* Requirement
Extract all lines in the data that contain the word "Rebuild".

* Stored data
_ _ _ _ _

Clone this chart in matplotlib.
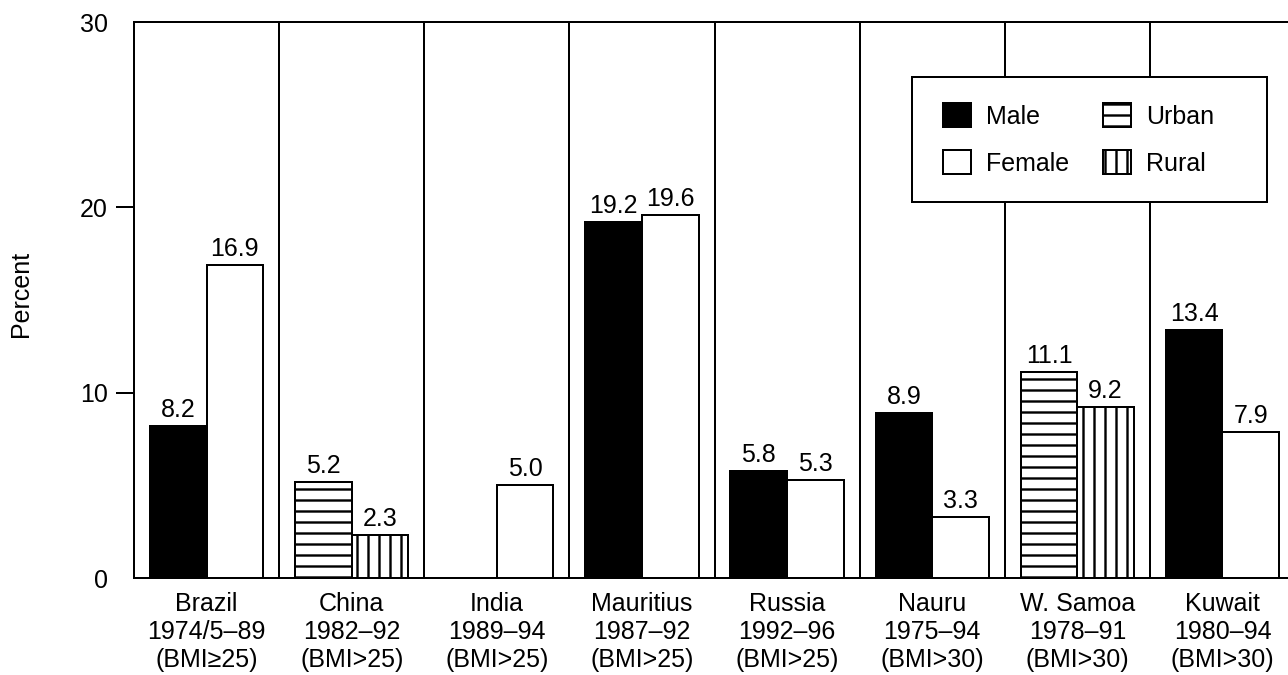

_ _ _ _ _

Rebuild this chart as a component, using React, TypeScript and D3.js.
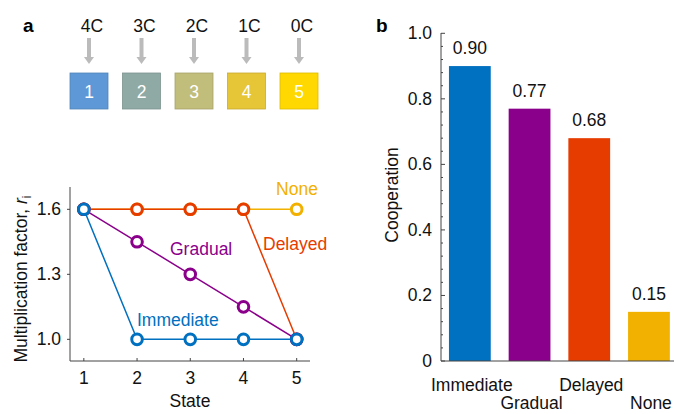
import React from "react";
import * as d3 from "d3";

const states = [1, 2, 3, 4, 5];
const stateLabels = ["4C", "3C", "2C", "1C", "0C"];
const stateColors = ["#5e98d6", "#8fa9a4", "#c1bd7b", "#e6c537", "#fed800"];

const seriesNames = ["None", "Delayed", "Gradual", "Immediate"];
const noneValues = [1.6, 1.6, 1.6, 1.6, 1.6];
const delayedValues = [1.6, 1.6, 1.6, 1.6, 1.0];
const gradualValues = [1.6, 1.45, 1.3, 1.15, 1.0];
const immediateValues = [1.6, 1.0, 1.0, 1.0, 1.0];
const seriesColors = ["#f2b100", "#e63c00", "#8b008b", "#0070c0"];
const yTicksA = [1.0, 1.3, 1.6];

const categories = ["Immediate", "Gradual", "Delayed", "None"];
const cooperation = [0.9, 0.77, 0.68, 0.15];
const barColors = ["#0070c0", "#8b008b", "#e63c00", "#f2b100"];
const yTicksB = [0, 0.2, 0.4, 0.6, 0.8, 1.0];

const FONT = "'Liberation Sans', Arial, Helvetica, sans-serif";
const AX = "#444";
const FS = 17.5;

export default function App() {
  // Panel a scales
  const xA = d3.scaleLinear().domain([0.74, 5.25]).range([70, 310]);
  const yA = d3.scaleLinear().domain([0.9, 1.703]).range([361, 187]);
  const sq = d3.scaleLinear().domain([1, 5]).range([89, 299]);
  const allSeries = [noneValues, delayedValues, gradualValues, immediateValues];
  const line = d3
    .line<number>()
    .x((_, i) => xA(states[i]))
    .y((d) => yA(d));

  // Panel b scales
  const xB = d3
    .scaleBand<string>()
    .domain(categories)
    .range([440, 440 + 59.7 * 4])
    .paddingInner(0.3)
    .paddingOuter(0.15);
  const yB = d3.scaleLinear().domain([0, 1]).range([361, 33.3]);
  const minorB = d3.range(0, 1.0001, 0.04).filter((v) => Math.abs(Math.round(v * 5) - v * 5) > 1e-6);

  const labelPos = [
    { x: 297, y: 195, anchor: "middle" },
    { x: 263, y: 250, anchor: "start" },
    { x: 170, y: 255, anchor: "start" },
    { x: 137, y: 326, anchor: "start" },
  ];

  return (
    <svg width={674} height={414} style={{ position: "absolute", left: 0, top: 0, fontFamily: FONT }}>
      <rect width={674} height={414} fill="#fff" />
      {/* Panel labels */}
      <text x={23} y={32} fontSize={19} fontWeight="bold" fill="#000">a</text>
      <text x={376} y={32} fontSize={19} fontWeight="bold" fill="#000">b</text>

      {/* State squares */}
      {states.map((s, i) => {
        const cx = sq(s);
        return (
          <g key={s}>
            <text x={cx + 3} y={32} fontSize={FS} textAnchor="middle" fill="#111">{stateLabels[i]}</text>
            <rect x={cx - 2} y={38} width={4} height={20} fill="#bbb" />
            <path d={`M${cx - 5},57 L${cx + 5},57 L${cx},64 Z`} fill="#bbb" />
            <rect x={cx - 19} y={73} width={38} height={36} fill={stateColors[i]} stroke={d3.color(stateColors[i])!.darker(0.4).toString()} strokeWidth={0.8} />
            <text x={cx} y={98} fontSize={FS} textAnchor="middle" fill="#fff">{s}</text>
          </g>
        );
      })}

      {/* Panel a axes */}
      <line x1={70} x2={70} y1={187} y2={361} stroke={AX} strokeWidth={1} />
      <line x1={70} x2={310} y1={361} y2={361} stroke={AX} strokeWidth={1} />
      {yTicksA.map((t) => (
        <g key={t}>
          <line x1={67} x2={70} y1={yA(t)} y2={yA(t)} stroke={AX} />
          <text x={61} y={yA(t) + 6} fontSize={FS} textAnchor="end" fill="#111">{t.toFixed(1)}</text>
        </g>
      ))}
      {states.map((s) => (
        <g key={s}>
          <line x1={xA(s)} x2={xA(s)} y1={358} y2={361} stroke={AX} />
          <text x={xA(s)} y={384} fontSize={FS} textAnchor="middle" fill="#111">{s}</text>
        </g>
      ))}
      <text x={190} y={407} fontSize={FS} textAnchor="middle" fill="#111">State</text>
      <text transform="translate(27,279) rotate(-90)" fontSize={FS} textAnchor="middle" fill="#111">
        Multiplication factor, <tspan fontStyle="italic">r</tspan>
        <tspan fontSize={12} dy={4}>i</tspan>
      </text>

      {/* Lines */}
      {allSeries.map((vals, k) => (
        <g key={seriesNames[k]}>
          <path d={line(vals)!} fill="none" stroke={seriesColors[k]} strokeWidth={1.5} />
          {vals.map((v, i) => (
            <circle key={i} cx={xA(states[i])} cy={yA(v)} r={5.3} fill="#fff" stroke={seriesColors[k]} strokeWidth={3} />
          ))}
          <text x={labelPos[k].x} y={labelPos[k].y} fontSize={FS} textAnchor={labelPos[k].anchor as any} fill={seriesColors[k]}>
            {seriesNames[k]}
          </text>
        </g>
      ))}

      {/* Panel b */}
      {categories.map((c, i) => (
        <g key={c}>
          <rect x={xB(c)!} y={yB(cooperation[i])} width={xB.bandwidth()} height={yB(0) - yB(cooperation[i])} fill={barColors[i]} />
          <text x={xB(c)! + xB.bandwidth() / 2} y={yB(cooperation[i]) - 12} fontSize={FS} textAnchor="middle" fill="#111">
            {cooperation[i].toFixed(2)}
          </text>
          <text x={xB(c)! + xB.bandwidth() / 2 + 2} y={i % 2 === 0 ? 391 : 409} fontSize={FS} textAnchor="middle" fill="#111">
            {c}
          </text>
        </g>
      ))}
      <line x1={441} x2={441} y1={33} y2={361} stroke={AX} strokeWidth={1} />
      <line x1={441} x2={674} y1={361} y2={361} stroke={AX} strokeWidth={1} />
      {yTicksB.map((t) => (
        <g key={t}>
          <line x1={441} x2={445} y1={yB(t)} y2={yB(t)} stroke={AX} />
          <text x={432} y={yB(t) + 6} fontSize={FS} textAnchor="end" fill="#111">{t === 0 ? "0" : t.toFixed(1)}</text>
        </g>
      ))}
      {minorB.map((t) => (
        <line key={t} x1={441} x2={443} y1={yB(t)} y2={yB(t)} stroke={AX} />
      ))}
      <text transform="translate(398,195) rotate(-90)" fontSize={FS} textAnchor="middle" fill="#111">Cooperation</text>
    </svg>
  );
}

_ _ _ _ _

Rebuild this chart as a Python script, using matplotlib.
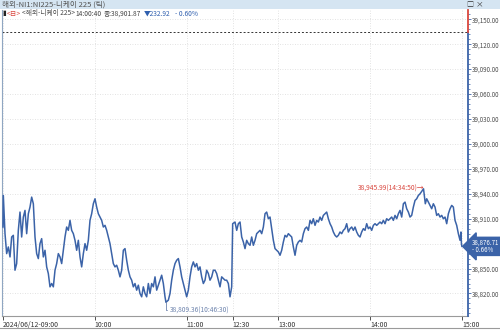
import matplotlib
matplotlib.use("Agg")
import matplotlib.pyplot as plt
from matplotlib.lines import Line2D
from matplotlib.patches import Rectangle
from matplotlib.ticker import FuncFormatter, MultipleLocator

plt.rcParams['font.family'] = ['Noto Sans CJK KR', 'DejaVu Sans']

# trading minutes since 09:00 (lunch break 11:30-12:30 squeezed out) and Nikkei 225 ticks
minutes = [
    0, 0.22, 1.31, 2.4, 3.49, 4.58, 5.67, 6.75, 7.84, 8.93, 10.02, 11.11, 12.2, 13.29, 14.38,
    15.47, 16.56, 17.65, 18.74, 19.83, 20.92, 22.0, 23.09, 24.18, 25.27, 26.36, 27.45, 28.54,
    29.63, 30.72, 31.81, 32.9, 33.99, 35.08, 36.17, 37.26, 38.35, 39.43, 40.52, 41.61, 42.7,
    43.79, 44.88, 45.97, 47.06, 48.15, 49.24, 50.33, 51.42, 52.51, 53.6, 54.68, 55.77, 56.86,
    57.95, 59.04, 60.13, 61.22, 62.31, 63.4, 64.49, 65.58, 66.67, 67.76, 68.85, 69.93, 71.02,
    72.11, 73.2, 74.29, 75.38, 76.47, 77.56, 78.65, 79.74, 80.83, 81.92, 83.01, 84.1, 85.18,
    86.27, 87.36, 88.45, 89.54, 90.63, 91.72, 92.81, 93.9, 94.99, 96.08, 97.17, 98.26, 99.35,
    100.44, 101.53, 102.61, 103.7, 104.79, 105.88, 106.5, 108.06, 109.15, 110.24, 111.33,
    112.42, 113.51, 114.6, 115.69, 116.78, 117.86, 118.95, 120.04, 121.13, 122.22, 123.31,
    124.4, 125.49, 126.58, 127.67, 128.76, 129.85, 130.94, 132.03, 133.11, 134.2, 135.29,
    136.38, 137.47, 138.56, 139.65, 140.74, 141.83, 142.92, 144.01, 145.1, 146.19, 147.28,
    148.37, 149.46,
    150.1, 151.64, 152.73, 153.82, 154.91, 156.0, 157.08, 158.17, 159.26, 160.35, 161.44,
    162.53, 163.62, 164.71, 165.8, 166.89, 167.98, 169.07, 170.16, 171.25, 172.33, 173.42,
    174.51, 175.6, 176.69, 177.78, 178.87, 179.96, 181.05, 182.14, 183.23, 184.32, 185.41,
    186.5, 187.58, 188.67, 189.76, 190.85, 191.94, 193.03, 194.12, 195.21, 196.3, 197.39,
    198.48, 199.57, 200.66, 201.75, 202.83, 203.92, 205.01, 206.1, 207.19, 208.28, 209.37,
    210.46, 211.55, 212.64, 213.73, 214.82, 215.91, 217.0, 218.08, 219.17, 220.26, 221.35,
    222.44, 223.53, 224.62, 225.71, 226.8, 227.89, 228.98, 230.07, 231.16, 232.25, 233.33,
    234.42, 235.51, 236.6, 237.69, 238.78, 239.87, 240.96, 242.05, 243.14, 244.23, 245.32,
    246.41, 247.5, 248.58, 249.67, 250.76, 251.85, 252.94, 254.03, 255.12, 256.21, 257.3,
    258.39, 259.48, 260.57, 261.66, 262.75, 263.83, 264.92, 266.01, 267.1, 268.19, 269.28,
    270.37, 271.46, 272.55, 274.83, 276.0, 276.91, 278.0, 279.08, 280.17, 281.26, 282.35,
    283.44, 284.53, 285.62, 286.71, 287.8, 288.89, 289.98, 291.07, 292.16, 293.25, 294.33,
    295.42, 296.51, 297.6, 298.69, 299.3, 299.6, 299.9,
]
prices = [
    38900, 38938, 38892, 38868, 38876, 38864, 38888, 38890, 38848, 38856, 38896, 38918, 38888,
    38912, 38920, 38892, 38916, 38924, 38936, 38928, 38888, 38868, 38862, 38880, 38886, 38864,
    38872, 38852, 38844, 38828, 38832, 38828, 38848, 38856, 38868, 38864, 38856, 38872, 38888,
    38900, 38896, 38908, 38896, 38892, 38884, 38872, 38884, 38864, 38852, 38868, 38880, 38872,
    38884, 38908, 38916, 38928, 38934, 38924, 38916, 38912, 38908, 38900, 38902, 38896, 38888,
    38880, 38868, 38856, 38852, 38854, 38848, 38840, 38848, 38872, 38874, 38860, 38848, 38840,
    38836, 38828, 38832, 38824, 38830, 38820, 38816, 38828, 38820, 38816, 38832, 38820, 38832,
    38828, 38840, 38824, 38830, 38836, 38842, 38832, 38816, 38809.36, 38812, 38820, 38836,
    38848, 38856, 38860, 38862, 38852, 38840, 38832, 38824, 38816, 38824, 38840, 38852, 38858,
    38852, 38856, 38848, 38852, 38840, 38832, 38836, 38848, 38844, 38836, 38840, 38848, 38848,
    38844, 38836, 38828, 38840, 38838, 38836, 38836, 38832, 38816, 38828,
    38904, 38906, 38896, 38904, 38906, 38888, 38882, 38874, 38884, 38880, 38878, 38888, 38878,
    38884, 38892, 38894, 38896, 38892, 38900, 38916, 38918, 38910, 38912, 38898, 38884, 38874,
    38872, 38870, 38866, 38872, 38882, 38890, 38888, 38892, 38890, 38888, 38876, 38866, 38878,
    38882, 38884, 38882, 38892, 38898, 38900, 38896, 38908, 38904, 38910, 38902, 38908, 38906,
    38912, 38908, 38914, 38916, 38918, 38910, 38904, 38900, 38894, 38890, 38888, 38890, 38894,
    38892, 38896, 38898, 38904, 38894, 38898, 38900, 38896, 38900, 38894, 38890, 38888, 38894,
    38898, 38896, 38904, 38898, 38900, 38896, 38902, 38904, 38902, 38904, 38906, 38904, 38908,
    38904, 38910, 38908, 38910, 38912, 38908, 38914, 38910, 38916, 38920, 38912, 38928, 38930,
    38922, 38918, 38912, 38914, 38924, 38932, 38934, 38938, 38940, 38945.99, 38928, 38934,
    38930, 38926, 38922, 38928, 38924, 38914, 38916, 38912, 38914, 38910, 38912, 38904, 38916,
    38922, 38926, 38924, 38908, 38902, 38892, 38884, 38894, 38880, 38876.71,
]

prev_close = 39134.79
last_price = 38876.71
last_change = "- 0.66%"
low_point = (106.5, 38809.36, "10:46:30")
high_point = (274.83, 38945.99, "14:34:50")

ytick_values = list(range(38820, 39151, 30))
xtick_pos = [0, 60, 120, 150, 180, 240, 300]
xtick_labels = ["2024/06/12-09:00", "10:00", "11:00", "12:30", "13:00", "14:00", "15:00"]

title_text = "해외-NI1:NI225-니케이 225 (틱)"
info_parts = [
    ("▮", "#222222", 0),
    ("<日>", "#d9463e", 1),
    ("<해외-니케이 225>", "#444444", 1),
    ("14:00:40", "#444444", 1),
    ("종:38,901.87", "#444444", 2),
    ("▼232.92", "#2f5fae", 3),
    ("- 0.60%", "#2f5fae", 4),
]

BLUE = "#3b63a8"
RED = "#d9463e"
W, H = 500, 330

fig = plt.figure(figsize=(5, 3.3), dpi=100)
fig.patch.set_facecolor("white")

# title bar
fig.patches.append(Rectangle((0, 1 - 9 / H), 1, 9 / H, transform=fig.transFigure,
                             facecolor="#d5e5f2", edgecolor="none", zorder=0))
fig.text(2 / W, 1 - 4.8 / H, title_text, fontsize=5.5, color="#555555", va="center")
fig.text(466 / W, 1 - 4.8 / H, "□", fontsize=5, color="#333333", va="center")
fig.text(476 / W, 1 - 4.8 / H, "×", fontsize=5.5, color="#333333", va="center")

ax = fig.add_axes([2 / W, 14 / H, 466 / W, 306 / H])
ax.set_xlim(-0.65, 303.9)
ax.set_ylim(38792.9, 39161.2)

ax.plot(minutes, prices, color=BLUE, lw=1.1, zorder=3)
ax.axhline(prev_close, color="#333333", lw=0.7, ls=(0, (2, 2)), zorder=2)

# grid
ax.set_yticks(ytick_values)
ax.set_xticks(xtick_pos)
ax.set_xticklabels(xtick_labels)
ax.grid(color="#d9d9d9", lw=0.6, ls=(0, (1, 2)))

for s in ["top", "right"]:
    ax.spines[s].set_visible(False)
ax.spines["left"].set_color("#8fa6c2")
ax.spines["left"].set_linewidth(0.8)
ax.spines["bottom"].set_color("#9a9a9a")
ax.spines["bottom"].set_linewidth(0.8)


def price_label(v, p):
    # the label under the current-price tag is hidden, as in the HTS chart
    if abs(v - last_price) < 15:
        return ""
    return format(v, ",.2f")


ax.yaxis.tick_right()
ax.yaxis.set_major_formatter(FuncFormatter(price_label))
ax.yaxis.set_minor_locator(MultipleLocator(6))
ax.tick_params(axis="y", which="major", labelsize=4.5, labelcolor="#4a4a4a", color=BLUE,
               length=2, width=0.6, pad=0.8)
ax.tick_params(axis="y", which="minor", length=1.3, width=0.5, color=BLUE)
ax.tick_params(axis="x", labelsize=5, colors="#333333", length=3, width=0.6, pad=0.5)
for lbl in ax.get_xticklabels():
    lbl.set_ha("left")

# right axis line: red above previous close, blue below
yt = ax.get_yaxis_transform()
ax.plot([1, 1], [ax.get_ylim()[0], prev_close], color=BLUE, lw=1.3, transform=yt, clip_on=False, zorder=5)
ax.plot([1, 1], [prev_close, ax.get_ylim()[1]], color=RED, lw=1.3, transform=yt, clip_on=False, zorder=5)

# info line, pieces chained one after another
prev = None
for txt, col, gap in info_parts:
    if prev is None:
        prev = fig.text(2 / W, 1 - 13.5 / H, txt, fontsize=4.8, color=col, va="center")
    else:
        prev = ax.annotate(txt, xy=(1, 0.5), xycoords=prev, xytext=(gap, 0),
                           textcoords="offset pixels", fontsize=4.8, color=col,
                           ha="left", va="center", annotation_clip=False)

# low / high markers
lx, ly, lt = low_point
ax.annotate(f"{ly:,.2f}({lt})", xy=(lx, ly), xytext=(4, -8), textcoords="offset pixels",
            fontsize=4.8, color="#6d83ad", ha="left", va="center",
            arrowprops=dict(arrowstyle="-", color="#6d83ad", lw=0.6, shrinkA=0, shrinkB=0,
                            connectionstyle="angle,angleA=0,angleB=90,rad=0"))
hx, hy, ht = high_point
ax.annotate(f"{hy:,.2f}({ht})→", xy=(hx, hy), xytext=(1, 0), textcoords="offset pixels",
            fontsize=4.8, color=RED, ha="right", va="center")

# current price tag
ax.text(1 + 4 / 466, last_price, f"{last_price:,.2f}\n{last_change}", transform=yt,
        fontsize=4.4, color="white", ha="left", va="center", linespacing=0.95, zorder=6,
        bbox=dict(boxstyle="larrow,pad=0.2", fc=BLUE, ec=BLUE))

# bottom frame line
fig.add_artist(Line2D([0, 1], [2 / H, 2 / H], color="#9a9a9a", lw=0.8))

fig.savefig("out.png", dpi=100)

_ _ _ _ _

* Written reply
Rebuild this chart as a component, using React, TypeScript and D3.js.
Rebuild this chart as a Python script, using matplotlib.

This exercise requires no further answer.